大学の近くの古本屋やブックオフはやたらと詩歌関係の本が充実していて、当時大変お世話になっていたのだが、たまに「謹呈」と書かれた栞が挟んであったり、ひどいときには割と最近出た本なのに著者直筆で「○○様へ」と扉に書かれているものまであった。

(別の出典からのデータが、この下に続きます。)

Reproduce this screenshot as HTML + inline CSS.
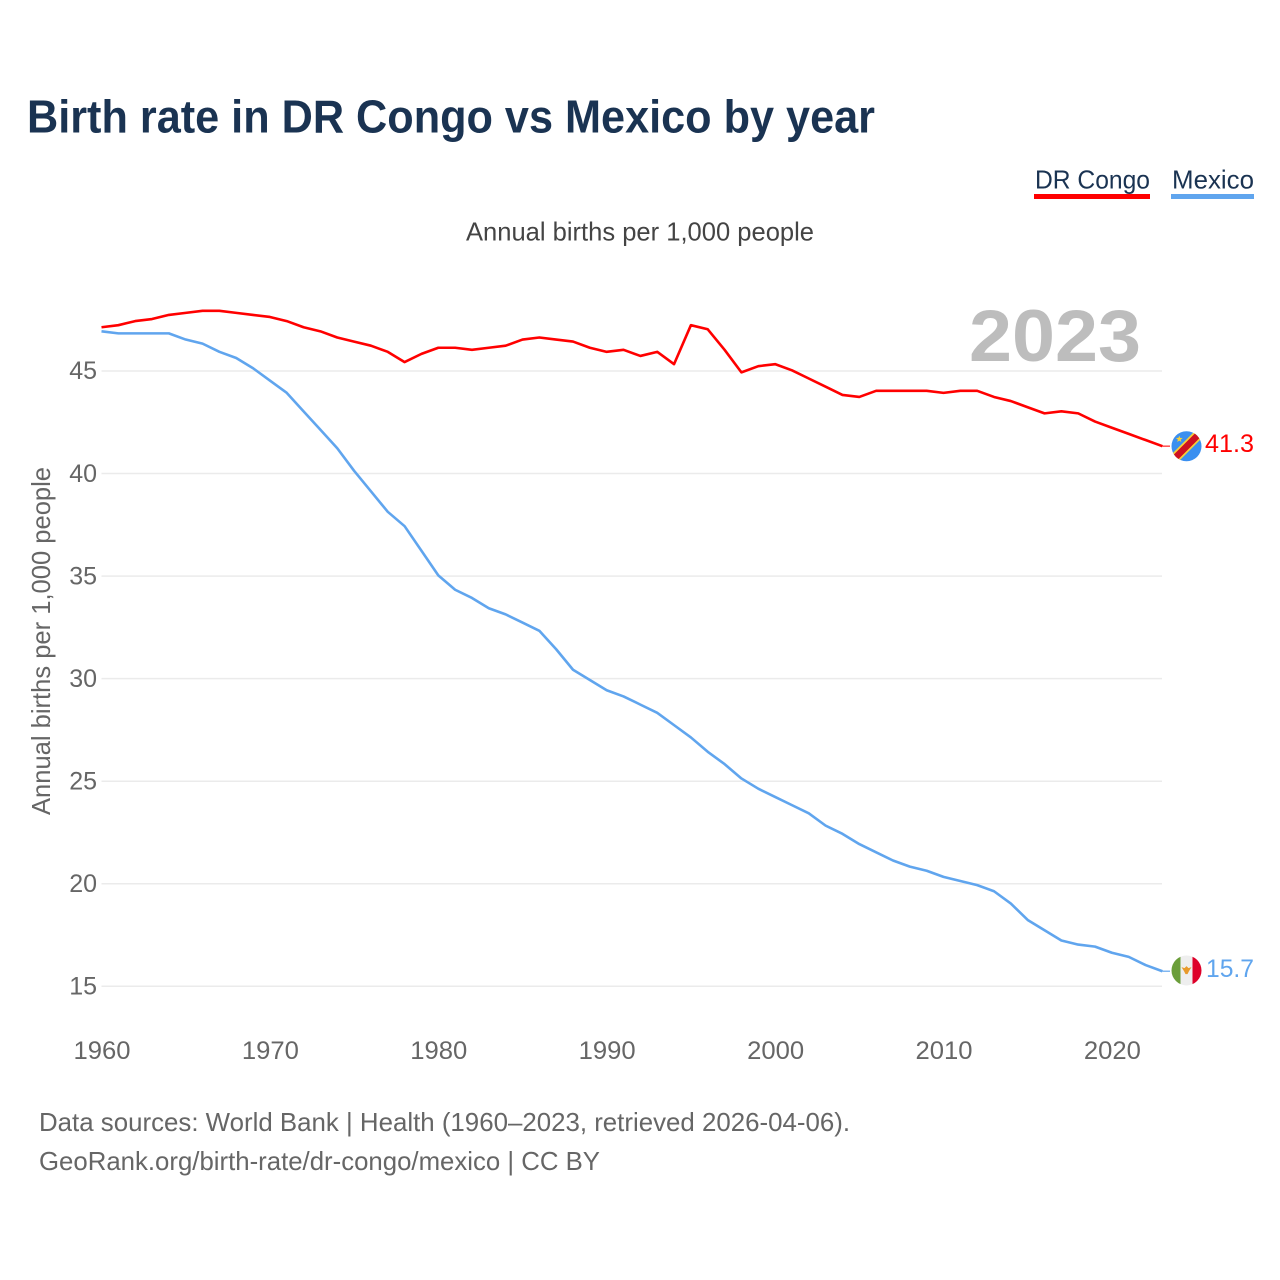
<!DOCTYPE html>
<html lang="en">
<head>
<meta charset="utf-8">
<title>Birth rate in DR Congo vs Mexico by year</title>
<style>
html,body{margin:0;padding:0;background:#fff;}
svg{display:block;font-family:"Liberation Sans",sans-serif;}
</style>
</head>
<body>
<svg id="chart" xmlns="http://www.w3.org/2000/svg" width="1280" height="1280" viewBox="0 0 1280 1280">
  <rect width="1280" height="1280" fill="#ffffff"/>
  <text x="27" y="132.5" font-size="46" font-weight="700" fill="#1a3352" textLength="848" lengthAdjust="spacingAndGlyphs">Birth rate in DR Congo vs Mexico by year</text>

  <g>
    <g>
      <text x="1035" y="188.5" font-size="26" fill="#1a3352" textLength="115" lengthAdjust="spacingAndGlyphs">DR Congo</text>
      <rect x="1034" y="194" width="116" height="5" fill="#ff0000"/>
    </g>
    <g>
      <text x="1172" y="188.5" font-size="26" fill="#1a3352" textLength="82" lengthAdjust="spacingAndGlyphs">Mexico</text>
      <rect x="1171" y="194" width="83" height="5" fill="#60a5ee"/>
    </g>
  </g>

  <text x="466" y="240.5" font-size="26" fill="#444444" textLength="348" lengthAdjust="spacingAndGlyphs">Annual births per 1,000 people</text>
  <text transform="translate(50,815) rotate(-90)" x="0" y="0" font-size="26" fill="#666666" textLength="348" lengthAdjust="spacingAndGlyphs">Annual births per 1,000 people</text>

  <g id="grid"></g>
  <g id="yticks"></g>
  <g id="xticks"></g>

  <text x="969" y="361" font-size="73" font-weight="700" fill="#bdbdbd" textLength="172" lengthAdjust="spacingAndGlyphs">2023</text>

  <g id="series"></g>

  <defs>
    <clipPath id="flag-clip-cd"><circle id="clip-cd" cx="1186.5" cy="446.3" r="15"/></clipPath>
    <clipPath id="flag-clip-mx"><circle id="clip-mx" cx="1186.5" cy="971.3" r="15"/></clipPath>
  </defs>

  <g id="flag-cd" clip-path="url(#flag-clip-cd)">
    <rect x="1171" y="431" width="31" height="31" fill="#3a8ff0"/>
    <line x1="1168" y1="465" x2="1205" y2="428" stroke="#f7d038" stroke-width="10"/>
    <line x1="1168" y1="465" x2="1205" y2="428" stroke="#ce1021" stroke-width="6.5"/>
    <polygon points="1179.3,435.6 1180.2,437.9 1182.7,438 1180.7,439.6 1181.4,442 1179.3,440.6 1177.2,442 1177.9,439.6 1175.9,438 1178.4,437.9" fill="#f7d038"/>
  </g>
  <g id="flag-mx" clip-path="url(#flag-clip-mx)">
    <rect x="1171" y="956" width="9.5" height="31" fill="#6b9e3a"/>
    <rect x="1180.5" y="956" width="12" height="31" fill="#eeeeee"/>
    <rect x="1192.5" y="956" width="10" height="31" fill="#de0029"/>
    <polygon points="1181.5,968 1184.5,969 1186.5,967 1188.5,969 1191.5,968 1189,972 1187.5,975 1185.5,975 1184,972" fill="#e89a2c"/>
  </g>

  <g id="endlabels"></g>

  <g>
    <text x="39" y="1131" font-size="26" fill="#666666" textLength="811" lengthAdjust="spacingAndGlyphs">Data sources: World Bank | Health (1960–2023, retrieved 2026-04-06).</text>
    <text x="39" y="1170" font-size="26" fill="#666666" textLength="561" lengthAdjust="spacingAndGlyphs">GeoRank.org/birth-rate/dr-congo/mexico | CC BY</text>
  </g>
</svg>
<script>
var startYear = 1960;
var yTickLabels = [15, 20, 25, 30, 35, 40, 45];
var xTickLabels = [1960, 1970, 1980, 1990, 2000, 2010, 2020];
var drCongoValues = [47.1,47.2,47.4,47.5,47.7,47.8,47.9,47.9,47.8,47.7,47.6,47.4,47.1,46.9,46.6,46.4,46.2,45.9,45.4,45.8,46.1,46.1,46.0,46.1,46.2,46.5,46.6,46.5,46.4,46.1,45.9,46.0,45.7,45.9,45.3,47.2,47.0,46.0,44.9,45.2,45.3,45.0,44.6,44.2,43.8,43.7,44.0,44.0,44.0,44.0,43.9,44.0,44.0,43.7,43.5,43.2,42.9,43.0,42.9,42.5,42.2,41.9,41.6,41.3];
var mexicoValues = [46.9,46.8,46.8,46.8,46.8,46.5,46.3,45.9,45.6,45.1,44.5,43.9,43.0,42.1,41.2,40.1,39.1,38.1,37.4,36.2,35.0,34.3,33.9,33.4,33.1,32.7,32.3,31.4,30.4,29.9,29.4,29.1,28.7,28.3,27.7,27.1,26.4,25.8,25.1,24.6,24.2,23.8,23.4,22.8,22.4,21.9,21.5,21.1,20.8,20.6,20.3,20.1,19.9,19.6,19.0,18.2,17.7,17.2,17.0,16.9,16.6,16.4,16.0,15.7];

var NS = 'http://www.w3.org/2000/svg';
function xScale(year) { return 101.5 + (year - 1960) * 16.84; }
function yScale(value) { return 371 + (45 - value) * 20.51; }
function markY(value) { return yScale(value) - 0.7; }
function make(tag, attrs, parent) {
  var el = document.createElementNS(NS, tag);
  for (var k in attrs) el.setAttribute(k, attrs[k]);
  parent.appendChild(el);
  return el;
}

var gridGroup = document.getElementById('grid');
var yTickGroup = document.getElementById('yticks');
yTickLabels.forEach(function (tick) {
  var y = yScale(tick);
  var line = make('line', {x1: 101.5, x2: 1162, y1: y, y2: y, stroke: '#ebebeb', 'stroke-width': 1.5}, gridGroup);
  
  
  var label = make('text', {x: 97, y: y + 8.2, 'text-anchor': 'end', 'font-size': 25, fill: '#666666'}, yTickGroup);
  
  
  label.textContent = tick;
});

var xTickGroup = document.getElementById('xticks');
xTickLabels.forEach(function (tick) {
  var label = make('text', {x: xScale(tick) - 28, y: 1059.2, 'font-size': 25, fill: '#666666', textLength: 57, lengthAdjust: 'spacingAndGlyphs'}, xTickGroup);
  
  
  label.textContent = tick;
});

function linePath(values) {
  return values.map(function (v, i) {
    return (i ? 'L' : 'M') + xScale(startYear + i).toFixed(2) + ' ' + markY(v).toFixed(2);
  }).join(' ');
}

var seriesGroup = document.getElementById('series');
var endGroup = document.getElementById('endlabels');

var connectorCongo = make('line', {x1: xScale(2023), x2: 1170, y1: markY(drCongoValues[63]), y2: markY(drCongoValues[63]), stroke: '#ff0000', 'stroke-width': 1.5, 'stroke-opacity': 0.7}, seriesGroup);



var lineCongo = make('path', {d: linePath(drCongoValues), fill: 'none', stroke: '#ff0000', 'stroke-width': 2.6, 'stroke-linejoin': 'round'}, seriesGroup);



var connectorMexico = make('line', {x1: xScale(2023), x2: 1170, y1: markY(mexicoValues[63]), y2: markY(mexicoValues[63]), stroke: '#60a5ee', 'stroke-width': 1.5, 'stroke-opacity': 0.8}, seriesGroup);



var lineMexico = make('path', {d: linePath(mexicoValues), fill: 'none', stroke: '#60a5ee', 'stroke-width': 2.6, 'stroke-linejoin': 'round'}, seriesGroup);



var lastCongo = drCongoValues[drCongoValues.length - 1];
var lastMexico = mexicoValues[mexicoValues.length - 1];

var labelCongo = make('text', {x: 1205, y: yScale(lastCongo) + 5.2, 'font-size': 25, fill: '#ff0000', textLength: 49, lengthAdjust: 'spacingAndGlyphs'}, endGroup);


labelCongo.textContent = lastCongo.toFixed(1);

var labelMexico = make('text', {x: 1206, y: yScale(lastMexico) + 5.2, 'font-size': 25, fill: '#60a5ee', textLength: 48, lengthAdjust: 'spacingAndGlyphs'}, endGroup);


labelMexico.textContent = lastMexico.toFixed(1);

document.getElementById('flag-cd').setAttribute('transform', 'translate(0,' + (yScale(lastCongo) - 446.9) + ')');
document.getElementById('flag-mx').setAttribute('transform', 'translate(0,' + (yScale(lastMexico) - 972.8) + ')');
</script>
</body>
</html>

たぶん読まずに売ったのだろう(1回でも目を通したなら「謹呈」という栞ぐらい外すはずである)。私ももらった本が読めない人である。「○○様より御恵投頂きました~~という本を拝読」みたいな記述を見かけることがあるのだが、よく読めるなと思う。自分の「読みたい」という意思が介在しない本を手に取り、開くという行為が私にはできない。それが研究者とかで同じような分野を研究しているような人からある程度専門性のある本をもらったなら参考文献の一つになり得るので何かしら有益な情報の1つや2つどこかにあるのだろう。しかし文芸や詩の場合、本屋で文庫や詩の本棚の前に立ったところで手に取らないような本をもらっても、それを開くという意思さえ起こらないのは至極当然の極みではないか。子供の頃親から与えられた本は読まなかったし、職場の鉄道好きの人から鉄道の本を貰ったことが何度かあったが結局一回も読まなかった。鉄道好きといっても幅は広いし、私は思ったより鉄道の本を買っていない。『鉄道ピクトリアル』*1か『RM-Library』*2ばかり買っている。
しかしだからといって、謹呈でもなんでもない、ただもらっただけの本でさえ古本屋に売るという勇気はさすがにない。